Docker Desktop takes care of all the annoying config work needed to make Docker work on Windows, including managing virtual machine engines, configuring the windows firewall and the necessary magic to mount local drives in containers. Using Docker on Windows without Docker Desktop is a massive PITA.


It's trivial in WSL, but debatable whether you can really call that "on Windows".


Docker desktop is essentially just a GUI on a WSL2 vm image at this point.


Docker desktop creates and manages Linux VM with docker engine inside. It also does some magic to allow mounting host directories inside containers. I've yet to reproduce that magic, TBH.

It's obviously important for macOS, because macOS does not support docker containers.

While Windows supports docker containers, most docker containers are built for Linux, so Docker Desktop is important for Windows as well.

Now for Linux you can run docker engine on the host, if you're proficient with Linux. However some people use Docker Desktop on Linux as well. I could imagine that you can run very old host Linux this way.

I, personally, avoid docker desktop on macOS. Right now I'm using remote Linux VM and in the future I'll use Linux in VM, configured manually. However I've yet to find out how to mount host directories inside that VM containers. Some magic.


Mainly Windows users, followed by OSX I suspect.


It's actually more important on OSX because there is no equivalent of WSL.
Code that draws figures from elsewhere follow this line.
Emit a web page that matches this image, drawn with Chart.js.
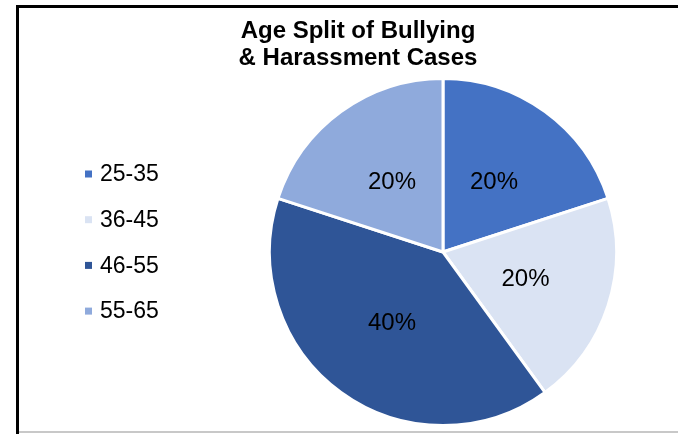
<!DOCTYPE html>
<html>
<head>
<meta charset="utf-8">
<script src="https://cdn.jsdelivr.net/npm/chart.js@4.4.1/dist/chart.umd.min.js"></script>
<style>
  html, body { margin: 0; padding: 0; background: #fff; }
  #wrap { position: relative; width: 678px; height: 434px; overflow: hidden; }
  #c { position: absolute; left: 0; top: 0; }
  .ln { position: absolute; }
</style>
</head>
<body>
<div id="wrap">
  <canvas id="c" width="678" height="434"></canvas>
  <div class="ln" style="left:16px;top:5px;width:662px;height:3px;background:#000;"></div>
  <div class="ln" style="left:16px;top:5px;width:3px;height:429px;background:#000;"></div>
  <div class="ln" style="left:19px;top:431px;width:659px;height:2px;background:#c8c8c8;"></div>
</div>
<script>
const titleLines = ["Age Split of Bullying", "& Harassment Cases"];
const categories = ["25-35", "36-45", "46-55", "55-65"];
const shares = [20, 20, 40, 20];
const sliceColors = ["#4472C4", "#DAE3F3", "#2F5597", "#8FAADC"];

const FONT = "'Liberation Sans', Arial, sans-serif";

const overlay = {
  id: 'overlay',
  afterDraw(chart) {
    const ctx = chart.ctx;
    ctx.save();
    // title
    ctx.fillStyle = '#000';
    ctx.textAlign = 'center';
    ctx.textBaseline = 'middle';
    ctx.font = 'bold 24px ' + FONT;
    ctx.fillText(titleLines[0], 358, 31);
    ctx.fillText(titleLines[1], 358, 58);
    // legend
    const ds = chart.data.datasets[0];
    ctx.textAlign = 'left';
    ctx.font = '23px ' + FONT;
    chart.data.labels.forEach((lab, i) => {
      const y = 174 + i * 45.7;
      ctx.fillStyle = ds.backgroundColor[i];
      ctx.fillRect(85, y - 3.5, 7, 7);
      ctx.fillStyle = '#000';
      ctx.fillText(lab, 100, y + 1);
    });
    // data labels
    const meta = chart.getDatasetMeta(0);
    const total = ds.data.reduce((a, b) => a + b, 0);
    ctx.textAlign = 'center';
    ctx.font = '24px ' + FONT;
    meta.data.forEach((arc, i) => {
      const p = arc.getProps(['x', 'y', 'startAngle', 'endAngle', 'outerRadius'], true);
      const mid = (p.startAngle + p.endAngle) / 2;
      const r = p.outerRadius * 0.5;
      const x = p.x + Math.cos(mid) * r;
      const y = p.y + Math.sin(mid) * r;
      ctx.fillStyle = '#000';
      ctx.fillText(Math.round(ds.data[i] / total * 100) + '%', x, y + 1);
    });
    ctx.restore();
  }
};

new Chart(document.getElementById('c'), {
  type: 'pie',
  data: {
    labels: categories,
    datasets: [{
      data: shares,
      backgroundColor: sliceColors,
      borderColor: '#ffffff',
      borderWidth: 3
    }]
  },
  options: {
    responsive: false,
    animation: false,
    layout: { padding: { left: 268, top: 77, right: 60, bottom: 7 } },
    plugins: {
      legend: { display: false },
      title: { display: false },
      tooltip: { enabled: false }
    }
  },
  plugins: [overlay]
});
</script>
</body>
</html>
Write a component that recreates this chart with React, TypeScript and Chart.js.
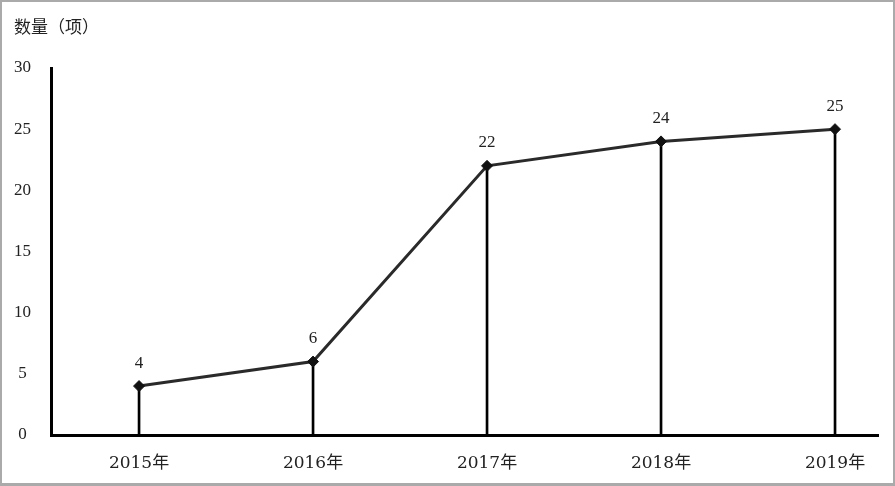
import React, { useEffect, useRef } from "react";
import { Chart, registerables } from "chart.js";

Chart.register(...registerables);

const categories = ["2015年", "2016年", "2017年", "2018年", "2019年"];
const counts = [4, 6, 22, 24, 25];
const yTicks = [0, 5, 10, 15, 20, 25, 30];
const titleText = "数量（项）";

const SERIF = "'DejaVu Serif', 'Liberation Serif', 'Noto Sans CJK SC', serif";

const labelsPlugin = {
  id: "pointLabels",
  afterDatasetsDraw(chart: any) {
    const ctx = chart.ctx;
    const meta = chart.getDatasetMeta(1);
    ctx.save();
    ctx.font = `17px 'Liberation Serif', 'DejaVu Serif', serif`;
    ctx.fillStyle = "#222";
    ctx.textAlign = "center";
    ctx.textBaseline = "middle";
    meta.data.forEach((pt: any, i: number) => {
      ctx.fillText(String(counts[i]), pt.x, pt.y - 23);
    });
    ctx.font = `17px 'Noto Sans CJK SC', sans-serif`;
    ctx.textAlign = "left";
    ctx.fillText(titleText, 14, 27);
    ctx.restore();
  },
};

export default function App() {
  const ref = useRef<HTMLCanvasElement | null>(null);
  useEffect(() => {
    if (!ref.current) return;
    const pts = counts.map((v, i) => ({ x: i, y: v }));
    const chart = new Chart(ref.current, {
      type: "line",
      data: {
        datasets: [
          {
            type: "bar",
            data: pts,
            backgroundColor: "#000",
            barThickness: 2,
            order: 2,
          } as any,
          {
            type: "line",
            data: pts,
            borderColor: "#2a2a2a",
            borderWidth: 3,
            pointStyle: "rectRot",
            pointRadius: 5.5,
            pointBackgroundColor: "#111",
            pointBorderColor: "#111",
            pointBorderWidth: 1,
            tension: 0,
            order: 1,
          },
        ],
      },
      options: {
        animation: false,
        responsive: true,
        maintainAspectRatio: false,
        layout: { padding: { top: 68, right: 17, left: 0, bottom: 0 } },
        plugins: { legend: { display: false }, tooltip: { enabled: false } },
        scales: {
          x: {
            type: "linear",
            min: -0.506,
            max: 4.247,
            offset: false,
            grid: { display: false, drawTicks: false, offset: false },
            border: { display: true, color: "#000", width: 3 },
            afterBuildTicks: (scale: any) => {
              scale.ticks = categories.map((_, i) => ({ value: i }));
            },
            afterFit: (scale: any) => {
              scale.height = 51;
            },
            ticks: {
              autoSkip: false,
              maxRotation: 0,
              padding: 18,
              color: "#222",
              font: { size: 17, family: SERIF },
              callback: (v: any) => categories[v] ?? "",
            },
          },
          y: {
            min: 0,
            max: 30,
            grid: { display: false, drawTicks: false },
            border: { display: true, color: "#000", width: 3 },
            afterBuildTicks: (scale: any) => {
              scale.ticks = yTicks.map((v) => ({ value: v }));
            },
            afterFit: (scale: any) => {
              scale.width = 51;
            },
            ticks: {
              padding: 20,
              crossAlign: "center",
              color: "#222",
              font: { size: 17, family: "'Liberation Serif', 'DejaVu Serif', serif" },
            },
          },
        },
      },
      plugins: [labelsPlugin],
    });
    return () => chart.destroy();
  }, []);

  return (
    <div style={{ position: "fixed", left: 0, top: 0, width: 895, height: 486, background: "#fff" }}>
      <canvas ref={ref} />
      <div
        style={{
          position: "absolute",
          inset: 0,
          border: "2px solid #aaaaaa",
          borderBottomWidth: 3,
          boxSizing: "border-box",
          pointerEvents: "none",
        }}
      />
    </div>
  );
}
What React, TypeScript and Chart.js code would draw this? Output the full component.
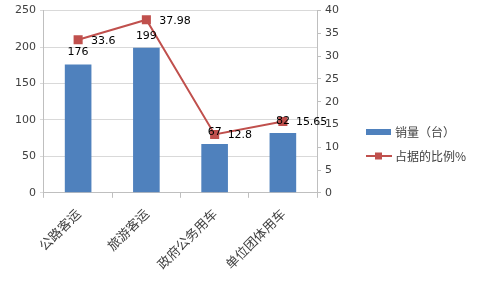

Lima and colima fill the gap nicely


On Windows and Mac, Docker Desktop is the only way to install Docker. If you work for a big company that isn't using Linux then you need to pay just to use Docker.


I've used docker on windows a lot and it never even occurred to me to install Docker Desktop. I just use normal docker inside of WSL since that's where I do all my actual work when I have to use windows. It pretty much works exactly like Linux from what I recall although I can't test it now because my windows machine is broken.


Because people on Windows like GUIs instead of being stuck on MS-DOS like experience?


This is a hilarious comment because windows ignored the developer experience for YEARS with its horrible command line experience. Windows was a regression. Linux/unix, which powers the world by the way, is where it is at regardless of how old its foundations are.


And people on Linux like CLIs instead of being stuck on Win95 like experience.


Actually they are frozen on 1970's Bell Labs world, without realising how the world has progressed.


I think we just have to agree to disagree. My point was, modern Windows is nothing like Windows 95, just like modern command line experience is nothing like MS-DOS (as you seem to imply). Given a choice I strongly prefer command line for most tasks. Reducing my preference to ignorance rubs me in a wrong way.


Having been there when there was no other option, yes I pretty much consider some people prefer to be stuck in the past of green and amber phosphor terminals, like admiring the golden age of punch cards with diagonal red lines to avoid losing the deck order.


I love seeing this comment in a thread about OCI containers ( a deeply Linux technology ). This whole discussion is about the abstraction that people hav to use on Windows to make it work.

When you want to talk about how the world has progressed, I guess you do not mean Kubernetes or Docker. Give me an example of how Windows has changed the world in the last 30 years.


COM as universal technology to share commercial libraries, language agnostic.

Also the basis to share document manipulation across applications.

An usable 3D API, that has to be emulated on Linux, as not even Android developers care to port their games.

Making computing mainstream for non technical users, where locating where a file was saved is already a challenge in itself.

As for OCI containers, we are back in the 1970's, Linux is catching up with what IBM already did back then, still misses some of the cool capabilities of their mainframes.

It wasn't even the first as, Tru64 and HP-UX Vaults had the first container like capabilities in late 1990's, followed by Solaris Zones, BSD jails.